# Supplied data:
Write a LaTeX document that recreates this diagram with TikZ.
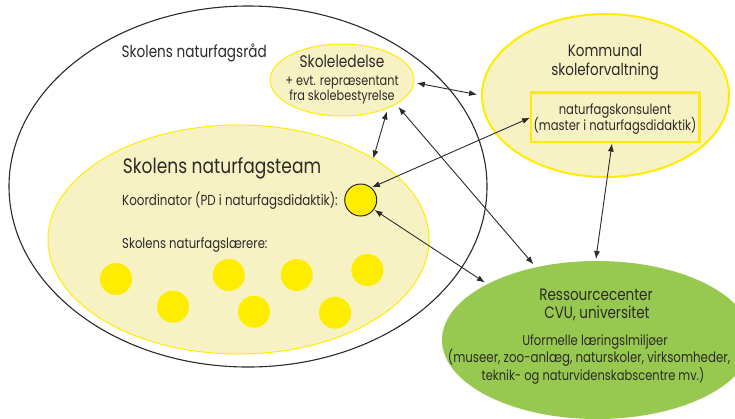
\documentclass[tikz,border=0pt]{standalone}
\usepackage{fontspec}
\setmainfont{Poppins}[FakeStretch=0.82]
\usetikzlibrary{shapes.geometric,arrows.meta}
\definecolor{paleyellow}{RGB}{247,242,196}
\definecolor{signal}{RGB}{255,237,0}
\definecolor{leaf}{RGB}{151,201,80}
\definecolor{ink}{RGB}{45,42,40}
\newcommand\pxsize[1]{\fontsize{#1}{#1}\selectfont}

\begin{document}
\begin{tikzpicture}[x=1pt,y=-1pt,
  blob/.style={ellipse, inner sep=0pt, outer sep=0pt},
  link/.style={draw=ink, line width=0.9pt,
    {Latex[length=8pt,width=6pt]}-{Latex[length=8pt,width=6pt]}},
  lbl/.style={text=ink, inner sep=0pt, align=center},
  teacher/.style={circle, fill=signal, minimum size=32pt, inner sep=0pt, outer sep=0pt}
]
\useasboundingbox (0,0) rectangle (735,418);
\clip (0,0) rectangle (735,418);
\fill[white] (0,0) rectangle (735,418);

% outer council ring
\node[blob, draw=ink, line width=1.1pt, minimum width=478pt, minimum height=361pt] (raad) at (248,186.5) {};
% science team
\node[blob, fill=paleyellow, draw=signal, line width=1pt, minimum width=381pt, minimum height=229pt] (team) at (238.5,239.5) {};
% school management
\node[blob, fill=paleyellow, draw=signal, line width=1pt, minimum width=144pt, minimum height=72pt] (led) at (342,80) {};
% municipal administration
\node[blob, fill=paleyellow, draw=signal, line width=2pt, minimum width=247pt, minimum height=163pt] (komm) at (605.5,95.5) {};
\node[draw=signal, line width=2.2pt, minimum width=168.5pt, minimum height=49.5pt, inner sep=0pt, outer sep=0pt] (kons) at (615.2,117.3) {};
% resource centre
\node[blob, fill=leaf, minimum width=310pt, minimum height=158pt] (ress) at (597,340) {};

% coordinator and teachers
\node[circle, fill=signal, draw=ink, line width=1pt, minimum size=32pt, inner sep=0pt, outer sep=0pt] (koord) at (360.7,200) {};
\node[teacher] (t1) at (116,279) {};
\node[teacher] (t2) at (173,306.7) {};
\node[teacher] (t3) at (228.7,275) {};
\node[teacher] (t4) at (254,311.7) {};
\node[teacher] (t5) at (296.7,275) {};
\node[teacher] (t6) at (335,312.7) {};
\node[teacher] (t7) at (367.3,270) {};

% labels
\node[lbl, anchor=base west, font=\pxsize{16.6}] (raadtxt) at (121.5,57.3) {Skolens naturfagsråd};
\node[lbl, anchor=base, font=\pxsize{16.8}] (ledA) at (342,67.7) {Skoleledelse};
\node[lbl, anchor=base, font=\pxsize{13.8}] (ledB) at (342,85) {+ evt. repræsentant};
\node[lbl, anchor=base, font=\pxsize{13.8}] (ledC) at (342,100) {fra skolebestyrelse};
\node[lbl, anchor=base, font=\pxsize{16.5}] (kommA) at (605,56) {Kommunal};
\node[lbl, anchor=base, font=\pxsize{16.5}] (kommB) at (605,75) {skoleforvaltning};
\node[lbl, anchor=base, font=\pxsize{14.1}] (konsA) at (615,114) {naturfagskonsulent};
\node[lbl, anchor=base, font=\pxsize{14.1}] (konsB) at (615,130) {(master i naturfagsdidaktik)};
\node[lbl, anchor=base west, font=\pxsize{20.8}] (teamtxt) at (122.7,173.3) {Skolens naturfagsteam};
\node[lbl, anchor=base west, font=\pxsize{14.5}] (koordtxt) at (122,205.3) {Koordinator (PD i naturfagsdidaktik):};
\node[lbl, anchor=base west, font=\pxsize{14.2}] (laerer) at (122,248.3) {Skolens naturfagslærere:};
\node[lbl, anchor=base, font=\pxsize{16.5}] (ressA) at (596,300) {Ressourcecenter};
\node[lbl, anchor=base, font=\pxsize{16.5}] (ressB) at (597,318.3) {CVU, universitet};
\node[lbl, anchor=base, font=\pxsize{14.2}] (ressC) at (595,345) {Uformelle læringslmiljøer};
\node[lbl, anchor=base, font=\pxsize{14.4}] (ressD) at (589,362.7) {(museer, zoo-anlæg, naturskoler, virksomheder,};
\node[lbl, anchor=base, font=\pxsize{14}] (ressE) at (593,380) {teknik- og naturvidenskabscentre mv.)};

% connections
\draw[link, shorten <=3pt, shorten >=5pt] (led.-2) -- (komm.180);
\draw[link, shorten <=4pt] (led.-31) -- (team.31.5);
\draw[link, shorten <=4pt, shorten >=4pt] (led.-24.5) -- (ress.130.2);
\draw[link, shorten <=1pt, shorten >=1pt] (kons.west) -- (koord.50);
\draw[link, shorten <=1pt, shorten >=3pt] (koord.-36) -- (ress.153);
\draw[link, shorten <=1.5pt, shorten >=2pt] (kons.-97.5) -- (ress.91);
\end{tikzpicture}
\end{document}
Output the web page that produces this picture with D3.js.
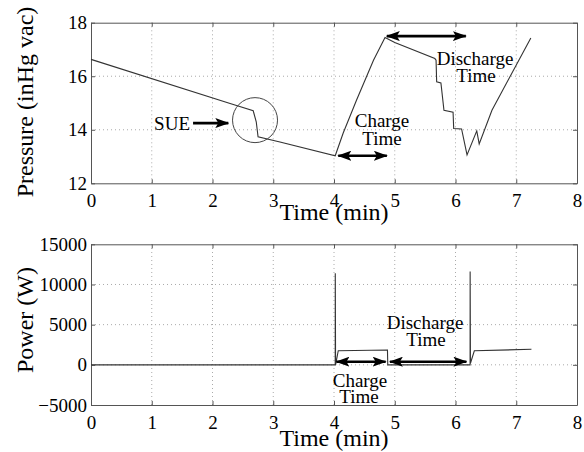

# To do:
Wherever a line in the data above holds "this", copy that line.

# Written answer:
Write a LaTeX document that recreates this diagram with TikZ.
Output the web page that produces this picture with D3.js.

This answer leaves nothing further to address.